Dokter Ahli Penyakit Menular: "Di Eropa dan Amerika Jarang Terlihat Warga Pakai Masker, Itu Aneh Sekali"


Negara yang paling berhasil mengkarantina Covid-19 adalah Korea Selatan, dengan dua jenis gelombang dengan penanganan yang sangat maksimal. Padahal menurut pengamat, Korea Selatan sama sekali tidak melakukan Lockdown.

Korea Selatan memiliki standar tersendiri dalam penanganan Covid-19, diantaranya menjaga jarak atau social distancing, melacak secara elektonik kemana saja korban melakukan kontak, melakukan uji tes secara masal, dan persiapan yang jauh lebih baik daripada negara-negara dengan mempersiapkan alat ventilator dan alat pelindung diri serta masker diproduksi secara masal.

Beberapa strategi tersebut sebenarnya sudah diterapkan dibeberapa negara Asia Tenggara tapi dengan kesiapan dan kecepatan yang kurang baik.

Gelombang pertama yang masuk kenegara Korea Selatan bertepatan dengan hari dimana negara Amerika juga terinfeksi. Namun di gelombang kedua pada tanggal 16 Maret 2020 yang membuat level infeksi melompat tinggi.

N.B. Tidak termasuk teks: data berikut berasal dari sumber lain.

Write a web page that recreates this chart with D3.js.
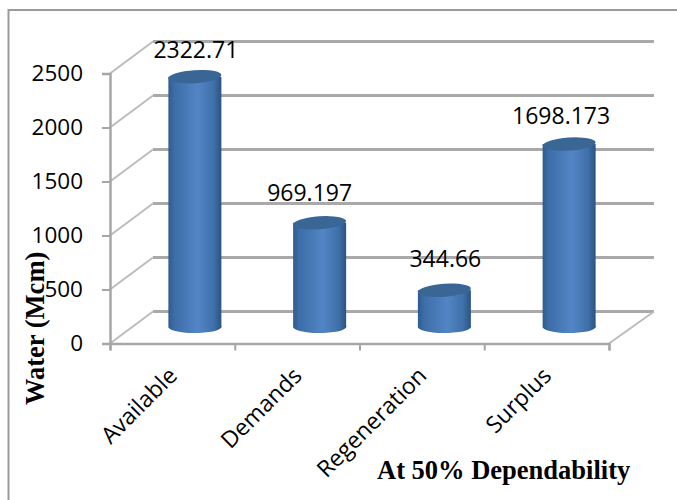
<!DOCTYPE html>
<html>
<head>
<meta charset="utf-8">
<script src="https://cdn.jsdelivr.net/npm/d3@7/dist/d3.min.js"></script>
<style>
html,body{margin:0;padding:0;background:#fff;}
svg{display:block;}
</style>
</head>
<body>
<svg id="chart" width="677" height="500"></svg>
<script>
const categories = ["Available", "Demands", "Regeneration", "Surplus"];
const values = [2322.71, 969.197, 344.66, 1698.173];
const valueLabels = ["2322.71", "969.197", "344.66", "1698.173"];
const yTicks = [0, 500, 1000, 1500, 2000, 2500];

// Oblique projection of the box: the back wall sits up and to the right of the front plane.
const depthX = 43, depthY = -32;
const frontLeft = 110, frontRight = 609, frontBase = 343.5, frontTop = 73.5;
const capRx = 26.5, capRy = 6.5, tilt = -4;

const svg = d3.select("#chart");
const x = d3.scaleBand().domain(categories).range([frontLeft, frontRight]);
const y = d3.scaleLinear().domain([0, 2500]).range([frontBase, frontTop]);

const defs = svg.append("defs");
const grad = defs.append("linearGradient").attr("id", "cyl");
[[0, "#2f5c90"], [0.12, "#3d6ea8"], [0.55, "#5385c6"], [0.85, "#3f70aa"], [1, "#2a527f"]]
  .forEach(([o, c]) => grad.append("stop").attr("offset", o).attr("stop-color", c));

// Outer frame, open towards the right and bottom edges of the page
svg.append("path").attr("d", "M8.5,500V10H677").attr("fill", "none")
  .attr("stroke", "#9a9a9a").attr("stroke-width", 2);

// Back-wall gridlines and their runs along the side wall
const grid = svg.append("g");
grid.selectAll("line.back").data(yTicks).join("line").attr("class", "back")
  .attr("x1", frontLeft + depthX).attr("x2", frontRight + depthX + 2)
  .attr("y1", d => y(d) + depthY).attr("y2", d => y(d) + depthY)
  .attr("stroke", "#a9a9a9").attr("stroke-width", 3);
grid.selectAll("line.side").data(yTicks).join("line").attr("class", "side")
  .attr("x1", frontLeft).attr("x2", frontLeft + depthX)
  .attr("y1", d => y(d)).attr("y2", d => y(d) + depthY)
  .attr("stroke", "#bcbcbc").attr("stroke-width", 2);

// Floor edge on the right
svg.append("line").attr("x1", frontRight).attr("y1", frontBase)
  .attr("x2", frontRight + depthX + 2).attr("y2", frontBase + depthY)
  .attr("stroke", "#bcbcbc").attr("stroke-width", 2);

// Axes
const axisColor = "#a6a6a6";
const yAxis = svg.append("g").attr("transform", `translate(${frontLeft},0)`)
  .call(d3.axisLeft(y).tickValues(yTicks).tickFormat(d3.format("d")).tickSize(8).tickPadding(19));
const xEdges = d3.axisBottom(d3.scaleLinear().domain([0, 4]).range([frontLeft, frontRight]))
  .ticks(4).tickSize(7).tickFormat("");
const xAxis = svg.append("g").attr("transform", `translate(0,${frontBase})`).call(xEdges);
[yAxis, xAxis].forEach(a => {
  a.selectAll(".domain").attr("stroke", axisColor).attr("stroke-width", 2.5);
  a.selectAll(".tick line").attr("stroke", axisColor).attr("stroke-width", 2);
});
yAxis.selectAll("text").attr("font-family", "'Open Sans'").attr("font-size", 22.5)
  .attr("fill", "#000");

// Cylinders stand half way into the depth of the box
const cx = d => x(d) + x.bandwidth() / 2 + depthX / 2 + 1;
const barBase = y(0) + depthY / 2;
const barTop = v => y(v) + depthY / 2;

const bars = svg.append("g").selectAll("g").data(categories).join("g");
bars.append("path")
  .attr("fill", "url(#cyl)")
  .attr("d", (c, i) => {
    const l = cx(c) - capRx, r = cx(c) + capRx, t = barTop(values[i]);
    return `M${l},${t}L${l},${barBase}A${capRx},${capRy} 0 0 0 ${r},${barBase - 2}L${r},${t}Z`;
  });
bars.append("ellipse")
  .attr("cx", c => cx(c))
  .attr("cy", (c, i) => barTop(values[i]))
  .attr("rx", capRx).attr("ry", capRy)
  .attr("fill", "#3a6696")
  .attr("transform", (c, i) => `rotate(${tilt} ${cx(c)} ${barTop(values[i])})`);

// Value labels above each cylinder
const labelShift = [[1, -19], [-10, -22], [1, -23], [-8, -20]];
svg.append("g").selectAll("text").data(valueLabels).join("text")
  .attr("x", (d, i) => cx(categories[i]) + labelShift[i][0])
  .attr("y", (d, i) => barTop(values[i]) + labelShift[i][1])
  .attr("text-anchor", "middle")
  .attr("font-family", "'Open Sans'").attr("font-size", 23).attr("fill", "#000")
  .text(d => d);

// Category labels, slanted and ending under the middle of each band
svg.append("g").selectAll("text").data(categories).join("text")
  .attr("transform", c => `translate(${x(c) + x.bandwidth() / 2 - 8},363) rotate(-45)`)
  .attr("text-anchor", "end")
  .attr("dominant-baseline", "hanging")
  .attr("font-family", "'Open Sans'").attr("font-size", 23).attr("fill", "#000")
  .text(c => c);

// Axis titles
svg.append("text").attr("transform", "translate(44,405) rotate(-90)")
  .attr("font-family", "'Liberation Serif'").attr("font-weight", "bold")
  .attr("font-size", 26.5).attr("fill", "#000").text("Water (Mcm)");
svg.append("text").attr("x", 377).attr("y", 479)
  .attr("font-family", "'Liberation Serif'").attr("font-weight", "bold")
  .attr("font-size", 26.5).attr("fill", "#000").text("At 50% Dependability");
</script>
</body>
</html>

Menurut Profesor Ju Kim Woo, Dokter spesialis penyakit menular yang telah 30 tahun menangani berbagai macam penyakit menular, kasus cluster kedua tersebut menjadi sangat unik karena kita menurutnya transmisi melalui udara lebih berperan banyak dalam penyebarannya di cluster tersebut "Ada sekitar ribuan kelompok agama Shincheonji yang terinfeksi di Korea. Gereja mereka terletak dilantai 10 dan berada diruangan tertutup. Bayangkan ratusan jamaahnya berkumpul dalam jarak 1 hingga 2 meter. Beribadah dan bernyanyi dalam beberapa jam. Jika ada satu orang terinfeksi, coba bayangkan berapa banyak droplet (liur dalam ukuran kecil yang mengandung virus)." terangnya.

"Jika seseorang bernyanyi keras, gravitasi tidak bisa menarik semua air liur, yang artinya droplet itu tidak akan jatuh dalam jarak 1 hingga 2 meter. Karena udara bisa saja bergerak kesamping, ya nggak. Jadi ketika kamu bernyanyi keras droplet itu bisa menjangkau lebih jauh dari 1 atau 2 meter dan mengering. Ukuran droplet akan mengecil kurang dari 5 mikron, dan berubah menjadi Aerosol. Karena aerosol sangat ringan, jadi tidak banyak berpengaruh dengan gravitasi. Itulah alasan kenapa orang sehat yang berdiri beberapa meter tetap bisa terinfeksi Covid-19, karena transmisi udara" tambahnya.

Karena hal tersebut juga kenapa beberapa negara melarang warganya berkumpul dalam jumlah banyak, untuk menghindari terpapar Covid-19 "itulah kenapa tempat berkumpul yang tertutup seperti gereja, tempat kerja, atau tempat-tempat yang ramai dimana masyarakat berdialog, menyanyi, dan makan bersama menjadi yang paling beresiko besar" ungkapnya lagi.

"Tapi dilingkungan luar ruangan seperti tempat parkir atau jalur hiking, karena tempat tidak tertutup, transmisi udara, menjadi sangat kecil resikonya." imbuhnya.

Dokter Ju juga menjelaskan pentingnya memakai masker bagi siapa saja dan dimana saja "menurut para peneliti, memakai masker medis yang baik mampu menurunkan resiko terinfeksi dengan signifikan dibandingkan dengan orang yang tidak memakai masker. Di Barat seperti Eropa dan Amerika, kamu mungkin jarang melihat masyarakatnya memakai masker. Itu aneh sekali bagi saya" Jelasnya lagi.

"Para perawat di Amerika biasanya mengatakan masyarakat awam tidak butuh memakai masker, dan WHO juga tidak merekomendasikan memakai masker, tapi saya harus tidak setuju. Saya juga sudah membaca Twitternya dan kita harus memahami konteksnya. Saya rasa tujuan utamanya adalah menghindari masyarakat melakukan penimbunan masker karena para medis profesional lebih membutuhkannya." (SS).